Rows from a dataset of charts and code:

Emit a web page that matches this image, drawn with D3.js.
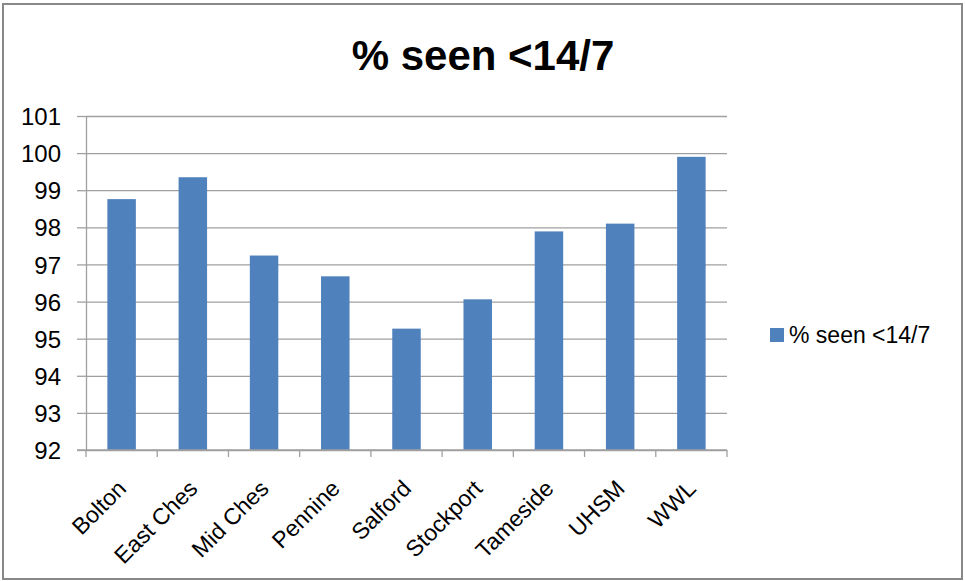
<!DOCTYPE html>
<html>
<head>
<meta charset="utf-8">
<script src="https://cdn.jsdelivr.net/npm/d3@7"></script>
<style>
  body { margin: 0; background: #fff; }
  text { font-family: "Liberation Sans", Arial, sans-serif; fill: #000; }
</style>
</head>
<body>
<script>
const categories = ['Bolton', 'East Ches', 'Mid Ches', 'Pennine', 'Salford', 'Stockport', 'Tameside', 'UHSM', 'WWL'];
const seenValues = [98.76, 99.35, 97.24, 96.68, 95.27, 96.06, 97.89, 98.10, 99.90];
const yTicks = [92, 93, 94, 95, 96, 97, 98, 99, 100, 101];
const seriesName = '% seen <14/7';

const width = 965;
const height = 581;
const plotLeft = 86, plotRight = 727, plotTop = 116, plotBottom = 450;

const svg = d3.select('body').append('svg')
  .attr('width', width)
  .attr('height', height);

// outer frame
svg.append('rect')
  .attr('x', 3).attr('y', 4)
  .attr('width', 959).attr('height', 575)
  .attr('fill', '#fff')
  .attr('stroke', '#888')
  .attr('stroke-width', 2);

const x = d3.scaleBand()
  .domain(categories)
  .range([plotLeft, plotRight])
  .paddingInner(0.6)
  .paddingOuter(0.3);

const y = d3.scaleLinear()
  .domain([92, 101])
  .range([plotBottom, plotTop]);

// gridlines
svg.append('g')
  .attr('transform', `translate(${plotLeft},0)`)
  .call(d3.axisLeft(y).tickValues(yTicks).tickSize(-(plotRight - plotLeft)).tickFormat(''))
  .call(g => g.select('.domain').remove())
  .selectAll('line')
  .attr('stroke', '#a0a0a0')
  .attr('stroke-width', 1.3);

// y axis
svg.append('g')
  .attr('transform', `translate(${plotLeft},0)`)
  .call(d3.axisLeft(y).tickValues(yTicks).tickSize(9).tickSizeOuter(0).tickPadding(16))
  .call(g => g.selectAll('line, .domain').attr('stroke', '#a0a0a0').attr('stroke-width', 1.3))
  .selectAll('text')
  .attr('font-size', 24)
  .attr('fill', '#111')
  .attr('dy', '0.36em');

// bars
svg.selectAll('rect.bar')
  .data(categories)
  .enter()
  .append('rect')
  .attr('class', 'bar')
  .attr('x', d => x(d))
  .attr('y', (d, i) => y(seenValues[i]))
  .attr('width', x.bandwidth())
  .attr('height', (d, i) => y(92) - y(seenValues[i]))
  .attr('fill', '#4f81bd');

// x axis line + boundary ticks
const step = x.step();
const xAxis = svg.append('g').attr('transform', `translate(0,${plotBottom})`);
xAxis.append('line')
  .attr('x1', plotLeft - 9).attr('x2', plotRight)
  .attr('stroke', '#a0a0a0').attr('stroke-width', 1.3);
const bounds = categories.map(d => x(d) - step * 0.3).concat([plotRight]);
xAxis.selectAll('line.tick')
  .data(bounds)
  .enter()
  .append('line')
  .attr('class', 'tick')
  .attr('x1', d => d).attr('x2', d => d)
  .attr('y1', 0).attr('y2', 7)
  .attr('stroke', '#a0a0a0').attr('stroke-width', 1.3);

// x labels (axisBottom already centres each tick in its band)
svg.append('g')
  .attr('transform', `translate(0,${plotBottom})`)
  .call(d3.axisBottom(x).tickSize(0).tickFormat(d => d))
  .call(g => g.select('.domain').remove())
  .selectAll('text')
  .attr('font-size', 23)
  .attr('fill', '#111')
  .attr('text-anchor', 'end')
  .attr('dy', 0)
  .attr('y', 0)
  .attr('transform', 'translate(6,40) rotate(-45)');

// title
svg.append('text')
  .attr('x', 483)
  .attr('y', 70)
  .attr('text-anchor', 'middle')
  .attr('font-size', 42)
  .attr('font-weight', 'bold')
  .text(seriesName);

// legend
const legend = svg.append('g').attr('transform', 'translate(770,328)');
legend.append('rect')
  .attr('width', 14).attr('height', 14)
  .attr('fill', '#4f81bd');
legend.append('text')
  .attr('x', 19)
  .attr('y', 15)
  .attr('font-size', 23)
  .attr('fill', '#111')
  .text(seriesName);
</script>
</body>
</html>
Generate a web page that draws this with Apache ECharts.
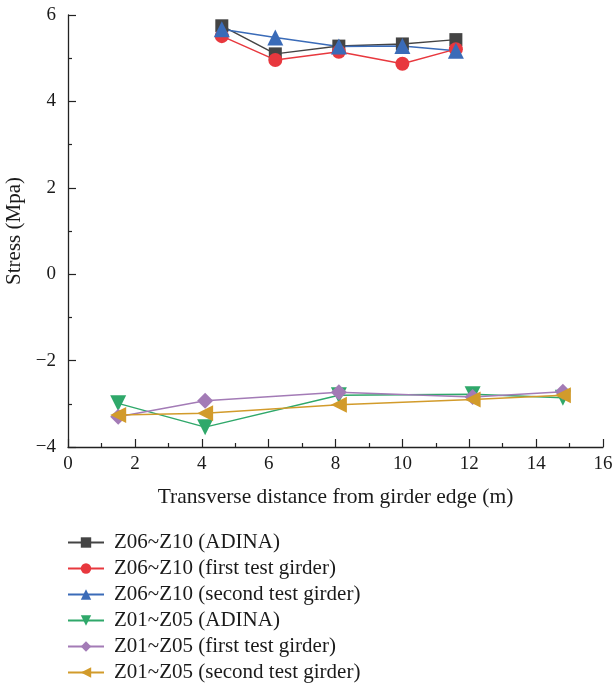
<!DOCTYPE html>
<html>
<head>
<meta charset="utf-8">
<script src="https://cdn.jsdelivr.net/npm/echarts@6/dist/echarts.min.js"></script>
<style>
  html, body { margin: 0; padding: 0; background: #fff; }
  #chart { width: 613px; height: 684px; }
</style>
</head>
<body>
<div id="chart"></div>
<script>
var chart = echarts.init(document.getElementById('chart'));

// transverse positions (m)
const xTop = [4.6, 6.2, 8.1, 10.0, 11.6];
const xBottom = [1.5, 4.1, 8.1, 12.1, 14.8];

// stresses (MPa)
const z06Adina = [5.75, 5.1, 5.28, 5.33, 5.43];
const z06First = [5.51, 4.96, 5.15, 4.87, 5.21];
const z06Second = [5.67, 5.48, 5.27, 5.28, 5.17];
const z01Adina = [-2.99, -3.54, -2.8, -2.78, -2.86];
const z01First = [-3.3, -2.93, -2.73, -2.84, -2.72];
const z01Second = [-3.26, -3.22, -3.02, -2.9, -2.8];

const names = [
  'Z06~Z10 (ADINA)',
  'Z06~Z10 (first test girder)',
  'Z06~Z10 (second test girder)',
  'Z01~Z05 (ADINA)',
  'Z01~Z05 (first test girder)',
  'Z01~Z05 (second test girder)'
];

function pairs(xs, ys) {
  return xs.map(function (x, i) { return [x, ys[i]]; });
}

function mkSeries(name, xs, ys, color, symbol, size, rotate) {
  return {
    name: name,
    type: 'line',
    data: pairs(xs, ys),
    symbol: symbol,
    symbolSize: size,
    symbolRotate: rotate || 0,
    showAllSymbol: true,
    lineStyle: { color: color, width: 1.5 },
    itemStyle: { color: color },
    emphasis: { disabled: true },
    animation: false
  };
}

const font = 'Liberation Serif';
const ink = '#1a1a1a';

var option = {
  backgroundColor: '#fff',
  grid: { left: 68, right: 10, top: 15, bottom: 237, outerBoundsMode: 'none', containLabel: false },
  legend: {
    orient: 'vertical',
    left: 67,
    top: 532,
    padding: 0,
    itemWidth: 36,
    itemHeight: 13,
    itemGap: 5,
    symbolRotate: 'inherit',
    textStyle: { fontFamily: font, fontSize: 21, color: ink, padding: [0, 0, 0, 5] },
    data: names
  },
  xAxis: {
    type: 'value',
    min: 0,
    max: 16,
    interval: 2,
    name: 'Transverse distance from girder edge (m)',
    nameLocation: 'middle',
    nameGap: 39,
    nameTextStyle: { fontFamily: font, fontSize: 21.5, color: ink },
    axisLine: { onZero: false, lineStyle: { color: '#222', width: 1.3 } },
    axisTick: { inside: true, length: 8, lineStyle: { color: '#222', width: 1.2 } },
    minorTick: { show: true, splitNumber: 2, length: 4, lineStyle: { color: '#222', width: 1.2 } },
    axisLabel: { fontFamily: font, fontSize: 19, color: ink, margin: 8 },
    splitLine: { show: false }
  },
  yAxis: {
    type: 'value',
    min: -4,
    max: 6,
    interval: 2,
    name: 'Stress (Mpa)',
    nameLocation: 'middle',
    nameGap: 40,
    nameRotate: 90,
    nameTextStyle: { fontFamily: font, fontSize: 21, color: ink },
    axisLine: { show: true, onZero: false, lineStyle: { color: '#222', width: 1.3 } },
    axisTick: { show: true, inside: true, length: 8, lineStyle: { color: '#222', width: 1.2 } },
    minorTick: { show: true, splitNumber: 2, length: 4, lineStyle: { color: '#222', width: 1.2 } },
    axisLabel: {
      fontFamily: font, fontSize: 19, color: ink, margin: 12,
      formatter: function (v) { return v < 0 ? '\u2212' + Math.abs(v) : String(v); }
    },
    splitLine: { show: false }
  },
  series: [
    mkSeries(names[0], xTop, z06Adina, '#444444', 'rect', 13),
    mkSeries(names[1], xTop, z06First, '#e8383e', 'circle', 14),
    mkSeries(names[2], xTop, z06Second, '#3a6bb8', 'triangle', 16),
    mkSeries(names[3], xBottom, z01Adina, '#2fa86a', 'triangle', 16, 180),
    mkSeries(names[4], xBottom, z01First, '#a37bb6', 'diamond', 16),
    mkSeries(names[5], xBottom, z01Second, '#d29b2b', 'triangle', 16, 90)
  ]
};

option && chart.setOption(option);
</script>
</body>
</html>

# [THE PROBLEM]
Everything from the first line to the line with "const plotLeft = 86, plotRight" must be repeated exactly, and nothing else. Leave the pictures out.

# [RESPONSE]
Emit a web page that matches this image, drawn with D3.js.
<!DOCTYPE html>
<html>
<head>
<meta charset="utf-8">
<script src="https://cdn.jsdelivr.net/npm/d3@7"></script>
<style>
  body { margin: 0; background: #fff; }
  text { font-family: "Liberation Sans", Arial, sans-serif; fill: #000; }
</style>
</head>
<body>
<script>
const categories = ['Bolton', 'East Ches', 'Mid Ches', 'Pennine', 'Salford', 'Stockport', 'Tameside', 'UHSM', 'WWL'];
const seenValues = [98.76, 99.35, 97.24, 96.68, 95.27, 96.06, 97.89, 98.10, 99.90];
const yTicks = [92, 93, 94, 95, 96, 97, 98, 99, 100, 101];
const seriesName = '% seen <14/7';

const width = 965;
const height = 581;
const plotLeft = 86, plotRight = 727, plotTop = 116, plotBottom = 450;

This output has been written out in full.